For small angles the effect of cant in inches is sine( cant angle) * (192)* T^2 where T is the time of flight of the bullet.. (192 is 1/2 the acceleration of gravity in inches per second squared) This is a horizontal error always perpendicular to the gravity vector. . There is a vertical error component but its still negligible even at 10 degrees of cant By using time of flight the bullet velocity and distance to the target don't matter. The numbers are cant angle versus inches of horizontal error at the target.
T of flight 1 sec 2 sec
1 degree 3.26" 13.0"
10 degree 33.3" 133.3"
Few people hunt game where the range and rifle give 2 second time of flight. Arguably 1 second time of flight is "long range" for most hunters.
But how well can you estimate how canted your rifle is? While humans have the vestibular system of the inner ear which is essentially a set of acceleration sensors that only gives a precision of about 10 degrees for the static angle of the gravity vector. It's only one of several sensors the body uses to sense vertical. The sensors aren't directly perceived by one's consciousness. You only get a feeling of "upright" or "tilting" or "tilted" and that comes from a mix of the available sensors.. When a person is sitting or prone there are better signs of vertical from the forces on whatever parts of their body are supported if a person has no visual visual. With a little practice a person standing may be able estimate vertical without fisual clues to one degree from the the pressure on their feet if there are no other forces than gravity on the body, but light wind pressing on the body can add considerable error.
Visual clues are by far the strongest in determine a person's sense of vertical. Being able to see a horizon, standing trees, human made structures, and bodies of water are very strong clues which override other senses even if they're wrong. In mountainous terrain visual clues are often nonexistent or and sometimes present but wrong.

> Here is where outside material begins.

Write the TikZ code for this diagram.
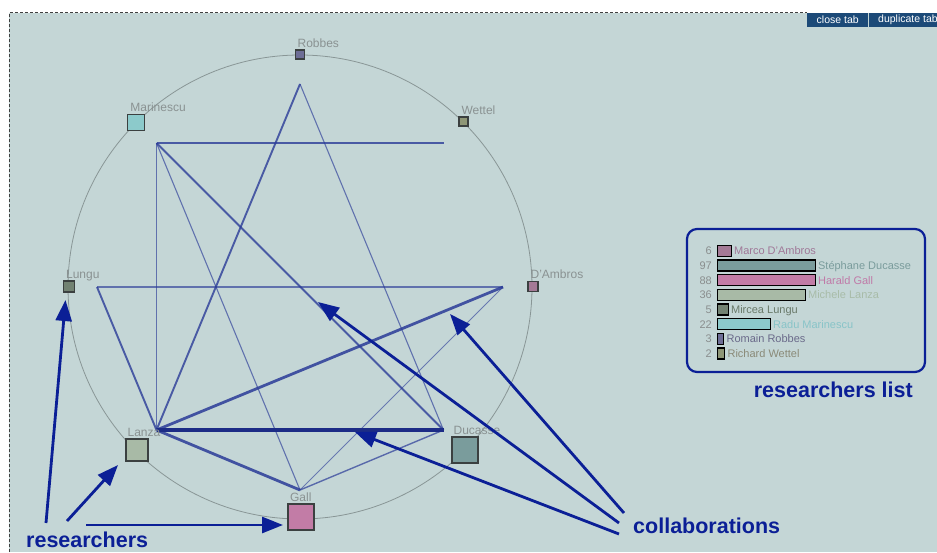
\documentclass[tikz,border=0pt]{standalone}
\usepackage{fontspec}
\setmainfont{Liberation Sans}
\usetikzlibrary{arrows.meta}
\definecolor{bg}{HTML}{C4D6D6}
\definecolor{annot}{HTML}{0B1F96}
\definecolor{edgeblue}{HTML}{2B3C98}
\definecolor{edgedark}{HTML}{1C2C86}
\definecolor{btnblue}{HTML}{1C4A78}
\definecolor{lblgrey}{HTML}{8A9292}
\definecolor{numgrey}{HTML}{8A8E8E}
\definecolor{cRob}{HTML}{6E6E96}
\definecolor{cWet}{HTML}{8E9676}
\definecolor{cDAm}{HTML}{A47A96}
\definecolor{cDuc}{HTML}{7A9C9C}
\definecolor{cGal}{HTML}{C27CA6}
\definecolor{cLan}{HTML}{A8BAA6}
\definecolor{cLun}{HTML}{728272}
\definecolor{cMar}{HTML}{8CCACB}
\definecolor{tDAm}{HTML}{A07898}
\definecolor{tDuc}{HTML}{7A9C9C}
\definecolor{tGal}{HTML}{C07AA8}
\definecolor{tLan}{HTML}{A8BCA8}
\definecolor{tLun}{HTML}{6A7A6A}
\definecolor{tMar}{HTML}{88C4C8}
\definecolor{tRob}{HTML}{6A6A8A}
\definecolor{tWet}{HTML}{8A8A78}
\tikzset{
  sq/.style={draw=black!70!bg, line width=1.2pt, inner sep=0pt, rectangle},
  lbl/.style={anchor=base west, inner sep=0pt, text=lblgrey, font=\fontsize{12}{14}\selectfont},
  eA/.style={draw=edgedark, line width=3.6pt},
  eB/.style={draw=edgeblue, line width=2.8pt, opacity=.85},
  eC/.style={draw=edgeblue, line width=1.9pt, opacity=.8},
  eD/.style={draw=edgeblue, line width=1.1pt, opacity=.65},
  eE/.style={draw=edgeblue, line width=0.8pt, opacity=.6},
  ring/.style={draw=black!30!bg, line width=0.8pt},
  bar/.style={draw=black, line width=1.4pt, inner sep=0pt, minimum height=11pt, anchor=west, rectangle},
  lname/.style={anchor=base west, inner sep=0pt, font=\fontsize{11}{13}\selectfont},
  lnum/.style={anchor=base east, inner sep=0pt, text=numgrey, font=\fontsize{11}{13}\selectfont},
  listbox/.style={draw=annot, line width=2.2pt, rounded corners=10pt},
  big/.style={inner sep=0pt, text=annot, font=\fontsize{21.5}{24}\selectfont\bfseries},
  arr/.style={draw=annot, line width=2.8pt, -{Triangle[length=21pt,width=16pt]}},
  btn/.style={fill=btnblue, text=white, inner sep=0pt, font=\fontsize{10.5}{12}\selectfont},
}
\begin{document}
\begin{tikzpicture}[x=1pt,y=-1pt]
\useasboundingbox (0,0) rectangle (937,552);
% background and dashed frame
\fill[bg] (9,12.5) rectangle (937,552);
\draw[black!75, line width=0.8pt, dash pattern=on 3pt off 2pt] (9.5,552) -- (9.5,12.5) -- (807,12.5);
% buttons
\node[btn, anchor=north west, minimum width=61pt, minimum height=14pt] (close) at (807,12.5) {close tab};
\fill[btnblue] (869,12.5) rectangle (940,26.5);
\node[btn, anchor=west] (dup) at (878,19.5) {duplicate tab};
% circle
\draw[ring] (300,287) circle[radius=232pt];
% inner coordinates
\coordinate (robI) at (300,84);
\coordinate (wetI) at (443.5,143);
\coordinate (damI) at (503,287);
\coordinate (ducI) at (443.5,430);
\coordinate (galI) at (300,490);
\coordinate (lanI) at (156.5,430);
\coordinate (lunI) at (97,287);
\coordinate (marI) at (156.5,143);
% collaborations (edges)
\draw[eD] (marI) -- (lanI);
\draw[eD] (marI) -- (galI);
\draw[eD] (robI) -- (ducI);
\draw[eD] (lunI) -- (damI);
\draw[eE] (damI) -- (galI);
\draw[eC] (marI) -- (wetI);
\draw[eC] (marI) -- (ducI);
\draw[eC] (robI) -- (lanI);
\draw[eC] (lunI) -- (lanI);
\draw[draw=edgeblue, line width=1.4pt, opacity=.7] (galI) -- (ducI);
\draw[eB] (damI) -- (lanI);
\draw[eB] (lanI) -- (galI);
\draw[eA] (lanI) -- (ducI);
% researcher squares
\node[sq, fill=cRob, minimum size=9pt] (rob) at (300,54.5) {};
\node[sq, fill=cWet, minimum size=9pt] (wet) at (463.5,121.5) {};
\node[sq, fill=cDAm, minimum size=10pt] (dam) at (533,286.5) {};
\node[sq, fill=cDuc, minimum size=26pt] (duc) at (465,450) {};
\node[sq, fill=cGal, minimum size=26pt] (gal) at (301,517) {};
\node[sq, fill=cLan, minimum size=22pt] (lan) at (137,450) {};
\node[sq, fill=cLun, minimum size=11pt] (lun) at (69,286.5) {};
\node[sq, fill=cMar, minimum size=16.5pt] (mar) at (136,122.5) {};
% labels
\node[lbl] (robL) at ([xshift=2.5pt,yshift=2pt]rob.north west) {Robbes};
\node[lbl] (wetL) at ([xshift=3pt,yshift=2pt]wet.north west) {Wettel};
\node[lbl] (damL) at ([xshift=3pt,yshift=2pt]dam.north west) {D'Ambros};
\node[lbl] (ducL) at ([xshift=2pt,yshift=2pt]duc.north west) {Ducasse};
\node[lbl] (galL) at ([xshift=2.5pt,yshift=2pt]gal.north west) {Gall};
\node[lbl] (lanL) at ([xshift=2pt,yshift=2pt]lan.north west) {Lanza};
\node[lbl] (lunL) at ([xshift=3pt,yshift=2pt]lun.north west) {Lungu};
\node[lbl] (marL) at ([xshift=3pt,yshift=2pt]mar.north west) {Marinescu};
% researchers list
\draw[listbox] (687,229) rectangle (925,372);
\node[bar, fill=cDAm, minimum width=14pt] (b1) at (716.5,250.7) {};
\node[bar, fill=cDuc, minimum width=98pt] (b2) at (716.5,265.4) {};
\node[bar, fill=cGal, minimum width=98pt] (b3) at (716.5,280.1) {};
\node[bar, fill=cLan, minimum width=88pt] (b4) at (716.5,294.8) {};
\node[bar, fill=cLun, minimum width=11pt] (b5) at (716.5,309.5) {};
\node[bar, fill=cMar, minimum width=53pt] (b6) at (716.5,324.2) {};
\node[bar, fill=cRob, minimum width=6.5pt] (b7) at (716.5,338.9) {};
\node[bar, fill=cWet, minimum width=7.5pt] (b8) at (716.5,353.6) {};
\foreach \b/\n/\t/\c in {b1/6/Marco D'Ambros/tDAm, b2/97/Stéphane Ducasse/tDuc, b3/88/Harald Gall/tGal, b4/36/Michele Lanza/tLan, b5/5/Mircea Lungu/tLun, b6/22/Radu Marinescu/tMar, b7/3/Romain Robbes/tRob, b8/2/Richard Wettel/tWet}{
  \node[lnum] (\b n) at ([xshift=-4.5pt,yshift=-4pt]\b.west) {\n};
  \node[lname, text=\c] (\b t) at ([xshift=2pt,yshift=-4pt]\b.east) {\t};
}
\node[big, anchor=base east] (rlist) at (913,397) {researchers list};
% annotations
\node[big, anchor=base west] (res) at (26,547.5) {researchers};
\node[big, anchor=base west] (col) at (633,533) {collaborations};
\coordinate (rs1) at (46,523);
\coordinate (rs2) at (67,521);
\coordinate (rs3) at (86,525);
\coordinate (rt1) at (65.5,300);
\coordinate (rt2) at (118,465);
\coordinate (rt3) at (283,525);
\draw[arr] (rs1) -- (rt1);
\draw[arr] (rs2) -- (rt2);
\draw[arr] (rs3) -- (rt3);
\coordinate (cs1) at (624,513);
\coordinate (cs2) at (619,523);
\coordinate (cs3) at (619,534);
\coordinate (ct1) at (450,314);
\coordinate (ct2) at (318,302);
\coordinate (ct3) at (355,432);
\draw[arr] (cs1) -- (ct1);
\draw[arr] (cs2) -- (ct2);
\draw[arr] (cs3) -- (ct3);
\end{tikzpicture}
\end{document}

You may not need a level for the distances or the terrain where you shoot. On the other hand it's an error source which can be completely eliminated by using a simple bubble level. It's cheap and easy to to use compared to other sensors like rangefinders and air density meters. If someone would market an instrument which could measure >downrange< crosswinds and calculate the resulting bullet deflection the only error sources left which cannot be easily controlled would be velocity variation of the ammo and the stability of the shooter to hold the rifle steady while pulling the trigger.